The pilot and gun were housed in a metal monocoque nacelle mounted to the underside of the upper wing, leaving a gap below. The pilot's cockpit was offset to port with the gun to his right, its breech accessible. The Bristol Jupiter VIIF was installed with its cylinders in line with the rear edge of the upper wing, supported by two pairs of struts to the lower wing spars and driving a four-blade propeller. This had an unusual ring fairing that rotated with it and matched the engine cowling in diameter. Aft, and without a break, a fuselage-like fairing ran rearwards, narrowing to the tail. This structure was stabilized on each side by a pair of struts to the upper and lower booms. A split-axle undercarriage had legs to the fuselage and, rearwards, to the forward wing spar, with a strut between their upper joints.
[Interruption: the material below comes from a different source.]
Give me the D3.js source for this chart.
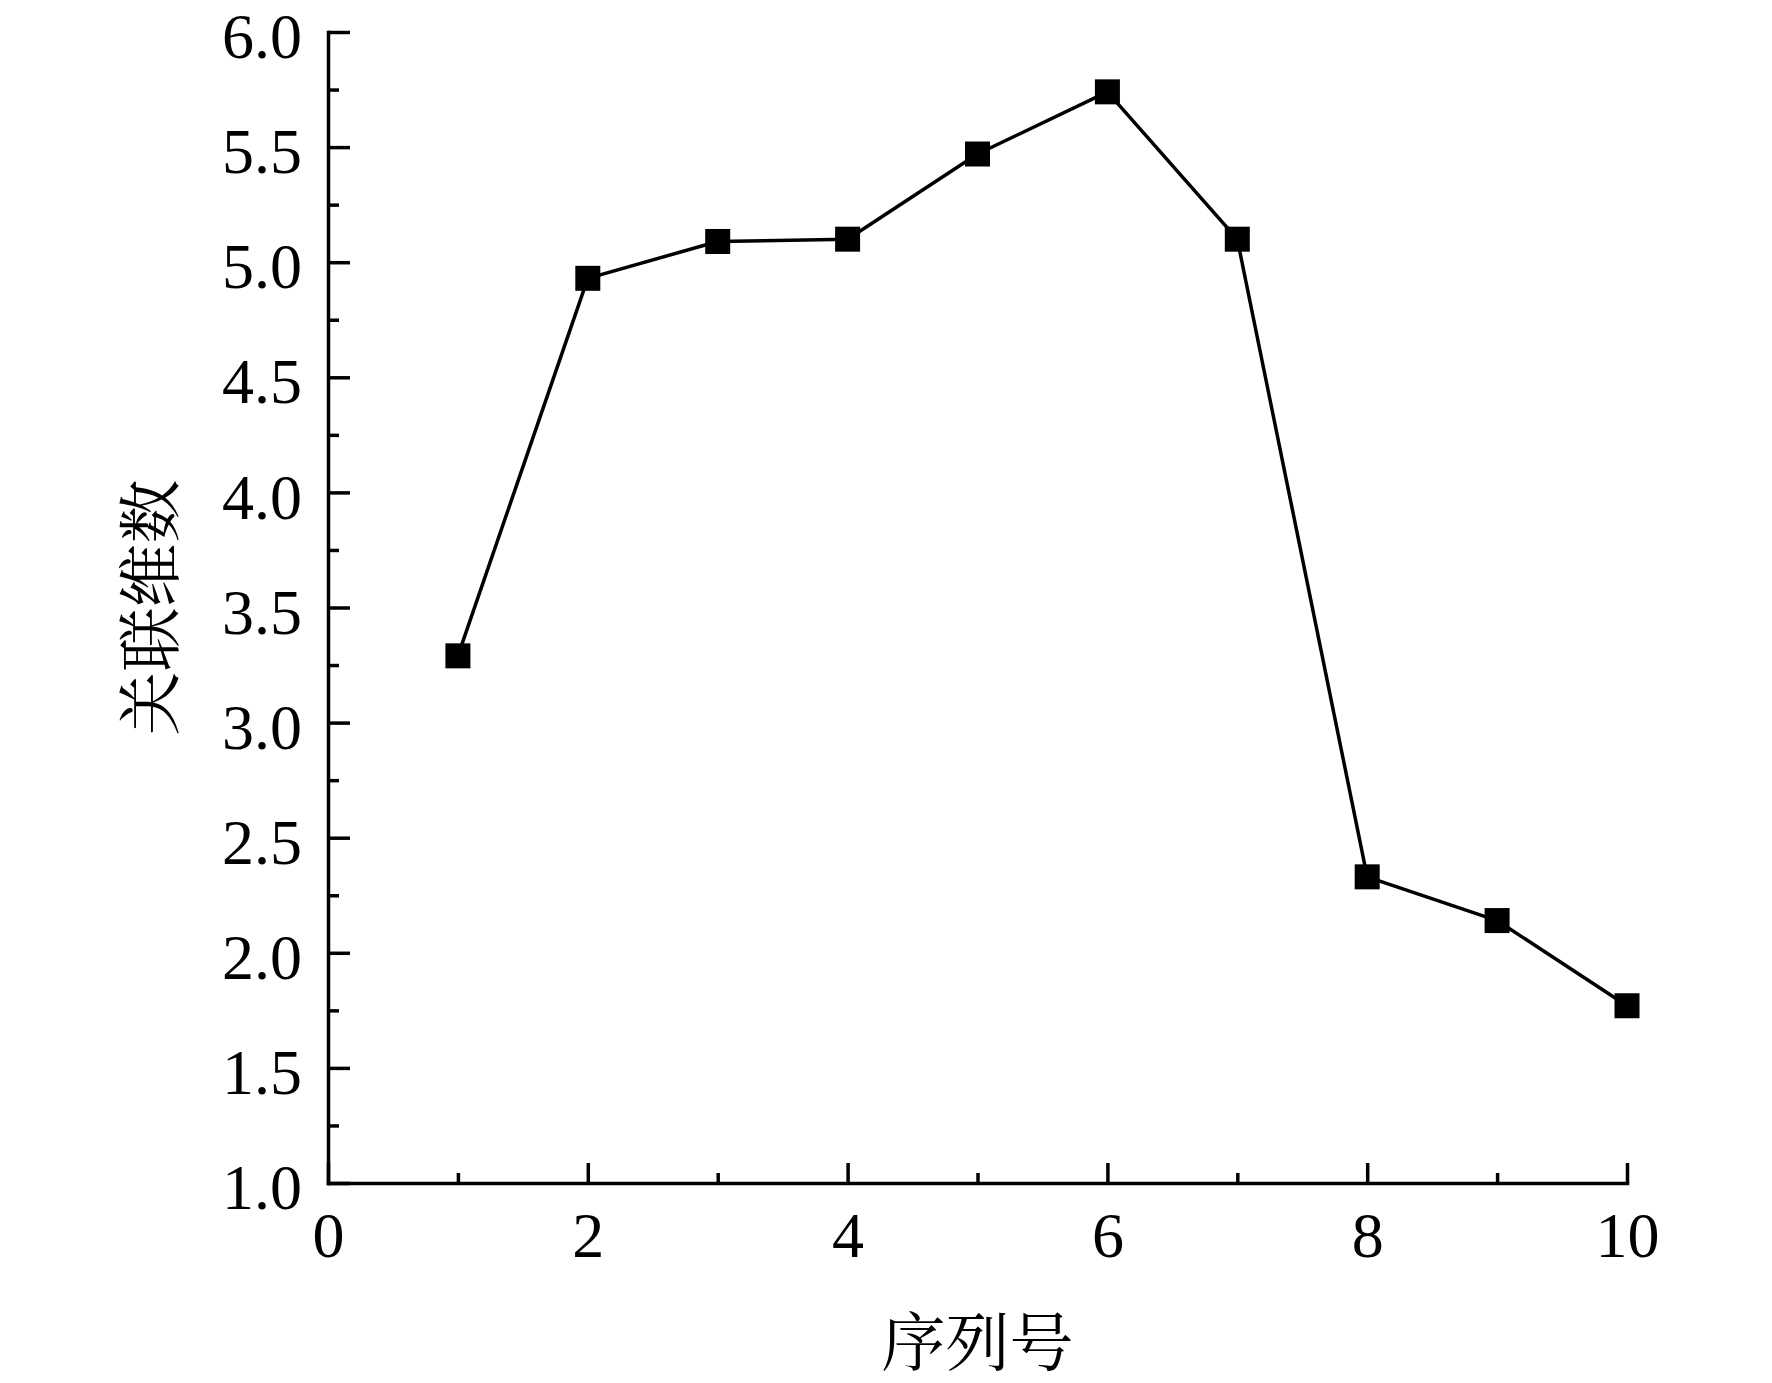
<!DOCTYPE html>
<html>
<head>
<meta charset="utf-8">
<script src="https://cdn.jsdelivr.net/npm/d3@7"></script>
<style>
  html, body { margin: 0; padding: 0; background: #fff; }
  svg { display: block; }
  .tick text { font-family: "Liberation Serif", "Times New Roman", serif; }
  .cjk { font-family: "Noto Serif CJK SC", "Noto Sans CJK SC", serif; }
</style>
</head>
<body>
<svg id="svg"></svg>
<script>
// series values
const xValues = [1, 2, 3, 4, 5, 6, 7, 8, 9, 10];
const yValues = [3.29, 4.93, 5.09, 5.10, 5.47, 5.74, 5.10, 2.33, 2.14, 1.77];

// tick labels
const xMajorTicks = [0, 2, 4, 6, 8, 10];
const xMinorTicks = [1, 3, 5, 7, 9];
const yMajorTicks = [1.0, 1.5, 2.0, 2.5, 3.0, 3.5, 4.0, 4.5, 5.0, 5.5, 6.0];
const yMinorTicks = [1.25, 1.75, 2.25, 2.75, 3.25, 3.75, 4.25, 4.75, 5.25, 5.75];

const xTitle = "序列号";
const yTitle = "关联维数";

const width = 1772,
    height = 1383;
const margin = {top: 32, right: 145, bottom: 200, left: 328};

const svg = d3.select("#svg")
    .attr("width", width)
    .attr("height", height)
    .attr("viewBox", [0, 0, width, height]);

const x = d3.scaleLinear()
    .domain([0, 10])
    .range([margin.left, width - margin.right]);

const y = d3.scaleLinear()
    .domain([1, 6])
    .range([height - margin.bottom, margin.top]);

function styleAxis(g) {
    g.select(".domain")
        .attr("stroke", "#000")
        .attr("stroke-width", 3.5)
        .attr("stroke-linecap", "square");
    g.selectAll(".tick line")
        .attr("stroke", "#000")
        .attr("stroke-width", 3.5);
    g.selectAll(".tick text")
        .attr("fill", "#000")
        .attr("font-size", 64);
}

// minor ticks first so the main axis lines sit on top
svg.append("g")
    .attr("transform", `translate(0,${y(1)})`)
    .call(d3.axisBottom(x).tickValues(xMinorTicks).tickSize(-10).tickSizeOuter(0).tickFormat(""))
    .call(styleAxis)
    .call(g => g.select(".domain").remove());

svg.append("g")
    .attr("transform", `translate(${x(0)},0)`)
    .call(d3.axisLeft(y).tickValues(yMinorTicks).tickSize(-11).tickSizeOuter(0).tickFormat(""))
    .call(styleAxis)
    .call(g => g.select(".domain").remove());

svg.append("g")
    .attr("transform", `translate(0,${y(1)})`)
    .call(d3.axisBottom(x).tickValues(xMajorTicks).tickSize(-20).tickSizeOuter(0).tickPadding(29).tickFormat(d3.format("d")))
    .call(styleAxis);

svg.append("g")
    .attr("transform", `translate(${x(0)},0)`)
    .call(d3.axisLeft(y).tickValues(yMajorTicks).tickSize(-22).tickSizeOuter(0).tickPadding(26).tickFormat(d3.format(".1f")))
    .call(styleAxis)
    .call(g => g.selectAll(".tick text").attr("dy", "0.4em"));

const data = xValues.map((v, i) => ({x: v, y: yValues[i]}));

const line = d3.line()
    .x(d => x(d.x))
    .y(d => y(d.y));

svg.append("path")
    .datum(data)
    .attr("fill", "none")
    .attr("stroke", "#000")
    .attr("stroke-width", 3.5)
    .attr("stroke-linejoin", "round")
    .attr("d", line);

const size = 25;
svg.append("g")
    .selectAll("rect")
    .data(data)
    .join("rect")
    .attr("x", d => x(d.x) - size / 2)
    .attr("y", d => y(d.y) - size / 2)
    .attr("width", size)
    .attr("height", size)
    .attr("fill", "#000");

svg.append("text")
    .attr("class", "cjk")
    .attr("x", (x(0) + x(10)) / 2)
    .attr("y", 1337)
    .attr("text-anchor", "middle")
    .attr("dominant-baseline", "central")
    .attr("font-size", 64)
    .text(xTitle);

svg.append("text")
    .attr("class", "cjk")
    .attr("transform", `translate(145,${(y(1) + y(6)) / 2}) rotate(-90)`)
    .attr("text-anchor", "middle")
    .attr("dominant-baseline", "central")
    .attr("font-size", 64)
    .text(yTitle);
</script>
</body>
</html>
The Type 161 flew for the first time on 21 January 1931. Further flight trials produced some modifications, largely to improve yaw stability. The rudder was broadened and rounded at the top, and small fins were added above and below the tailplane at the boom mounting point. There were also alterations to the geometry and gearing of the elevator trim tabs: it has been suggested that the Type 161 may have been the first aircraft to have had inflight adjustable elevator trims. In September 1931 it went to RAF Martlesham Heath for trials, where no serious problems emerged and pilot's reports were positive. The gun-firing tests went well, with no detriment to airframe or performance. Despite that, neither the Type 161 or its competitor the Westland C.O.W. Gun Fighter were ordered and there was no further development of the COW gun for air to air use.